Thursday, March 29, 2018

Sowing and Reaping

Sow for yourselves righteousness, reap the fruit of unfailing love, and break up your unplowed ground; for it is time to seek the Lord. --Hosea 10:12

Coming from a farming community, I have sat on a tractor more than once and thought how nice it would be if we did not have to do that every year. Every farmer knows the truth that he cannot sow once and then keep reaping for the next seventy years. The effects of sowing and reaping last for one season. Therefore, if we were to apply this principle to consequences, we could readily see that they, too, are for a season. Sow to the flesh and reap to the flesh; sow to the spirit and reap to the spirit. Galatians 6:8, “For the one who sows to his own flesh shall from the flesh reap corruption, but the one who sows to the Spirit shall from the Spirit reap eternal life.” However, a person cannot sow to the Spirit once and expect to reap the consequences of that act for the rest of his life. The same is true for the flesh. If one sows to the flesh, for that season he will reap flesh. The answer is to start sowing to the Spirit in this season and the next, so in that way each new season will bring something new, beautiful, fresh, and living to reap, rather than by sowing to the flesh and reaping death. 

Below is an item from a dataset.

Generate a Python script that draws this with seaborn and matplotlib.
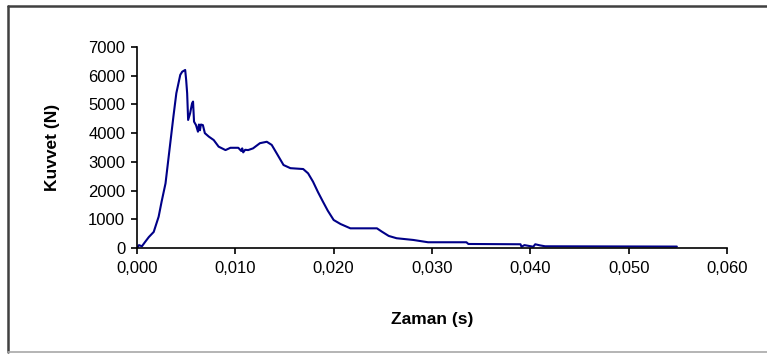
import matplotlib
matplotlib.use("Agg")
import matplotlib.pyplot as plt
from matplotlib.lines import Line2D
import seaborn as sns
import pandas as pd

# Impact force record: time (s) and force (N)
zaman = [0.0000, 0.0002, 0.0005, 0.0008, 0.0012, 0.0017, 0.0022, 0.0025, 0.0029, 0.0033,
         0.0037, 0.0040, 0.0044, 0.0046, 0.0049, 0.0050, 0.0051, 0.0052, 0.0054, 0.0056,
         0.0057, 0.0058, 0.0060, 0.0062, 0.0063, 0.0064, 0.0065, 0.0067, 0.0069, 0.0073,
         0.0078, 0.0083, 0.0090, 0.0095, 0.0103, 0.0106, 0.0107, 0.0108, 0.0110, 0.0113,
         0.0118, 0.0125, 0.0132, 0.0137, 0.0142, 0.0149, 0.0156, 0.0169, 0.0174, 0.0179,
         0.0184, 0.0189, 0.0194, 0.0200, 0.0207, 0.0217, 0.0244, 0.0249, 0.0256, 0.0264,
         0.0281, 0.0296, 0.0335, 0.0337, 0.0390, 0.0391, 0.0394, 0.0403, 0.0405, 0.0410,
         0.0415, 0.0549]
kuvvet = [0, 100, 60, 200, 380, 560, 1090, 1610, 2250, 3410,
          4570, 5390, 6030, 6140, 6200, 5850, 5390, 4460, 4690, 5040,
          5100, 4400, 4280, 4050, 4300, 4100, 4300, 4280, 4000, 3880,
          3760, 3530, 3410, 3490, 3490, 3380, 3470, 3330, 3420, 3410,
          3470, 3650, 3700, 3590, 3300, 2890, 2780, 2750, 2600, 2310,
          1950, 1620, 1300, 975, 835, 685, 685, 570, 420, 340,
          280, 200, 200, 140, 130, 45, 100, 45, 130, 90,
          60, 50]

x_ticks = [0.0, 0.01, 0.02, 0.03, 0.04, 0.05, 0.06]
x_tick_labels = ["0,000", "0,010", "0,020", "0,030", "0,040", "0,050", "0,060"]
y_ticks = [0, 1000, 2000, 3000, 4000, 5000, 6000, 7000]
y_tick_labels = ["0", "1000", "2000", "3000", "4000", "5000", "6000", "7000"]

df = pd.DataFrame({"Zaman": zaman, "Kuvvet": kuvvet})

sns.set_style("white")
plt.rcParams["font.family"] = ["Liberation Sans", "DejaVu Sans"]

fig = plt.figure(figsize=(7.67, 3.54), dpi=100)
ax = fig.add_axes([137 / 767, 1 - 248 / 354, 590 / 767, 201 / 354])

sns.lineplot(data=df, x="Zaman", y="Kuvvet", ax=ax, estimator=None, sort=False,
             color="#000088", linewidth=1.5)

ax.set_xlim(0, 0.06)
ax.set_ylim(0, 7000)
ax.set_xticks(x_ticks)
ax.set_xticklabels(x_tick_labels)
ax.set_yticks(y_ticks)
ax.set_yticklabels(y_tick_labels)

for side in ("top", "right"):
    ax.spines[side].set_visible(False)
for side in ("left", "bottom"):
    ax.spines[side].set_color("black")
    ax.spines[side].set_linewidth(1.2)

ax.tick_params(axis="both", direction="out", length=4.5, width=1.2, color="black",
               labelsize=12, labelcolor="black", bottom=True, left=True)
ax.tick_params(axis="x", pad=5)
ax.tick_params(axis="y", pad=4)

ax.set_xlabel("Zaman (s)", fontsize=12.5, fontweight="bold", labelpad=26, color="black")
ax.set_ylabel("Kuvvet (N)", fontsize=12.5, fontweight="bold", labelpad=20, color="black")

# outer chart frame
W, H = 767, 354
fig.add_artist(Line2D([8 / W, 8 / W], [1 - 6 / H, 1 - 352 / H], transform=fig.transFigure,
                      color="#404040", linewidth=1.8))
fig.add_artist(Line2D([8 / W, 1.0], [1 - 6 / H, 1 - 6 / H], transform=fig.transFigure,
                      color="#404040", linewidth=1.8))
fig.add_artist(Line2D([8 / W, 1.0], [1 - 352 / H, 1 - 352 / H], transform=fig.transFigure,
                      color="#a8a8a8", linewidth=1.2))

fig.savefig("out.png", dpi=100)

It makes no sense that a Christian would commit a stupid act of the flesh and God would keep him under bondage, placing him for the rest of his life in a new category entitled “Second-class Believer”!Again, if it were possible to commit one sin that would cause suffering the rest of his life, then it would also be possible to commit one act of righteousness that would carry a person through his whole life. But abiding is for the moment, the season. God is not interested in punishing us for the rest of our lives. Often believers think everything that goes wrong is a consequence of a past mistake, like marrying the “wrong” person, succumbing to temptation and sin, or betraying a loved one. Very likely it is not the past that is causing misery, but today’s walking in the flesh.

OK, how many of us recognized this scenario and quickly admitted a personal experience, or acknowledged someone else’s fling?

Sowing and reaping.  A simple law, correct?  With many optional issues of sowing and many optional issues of reaping, correct?  What is about these familiar words of God that we do not seem to “connect” with?

Each of us has to take Michael’s discipleship to heart, and make some choices about our past, our present, and our future.  Correct sowing on our part yields a spiritual harvest from God.  But we must keep one thing in mind: WE are the ones who do whatever SOWING.  God only enters into the reaping.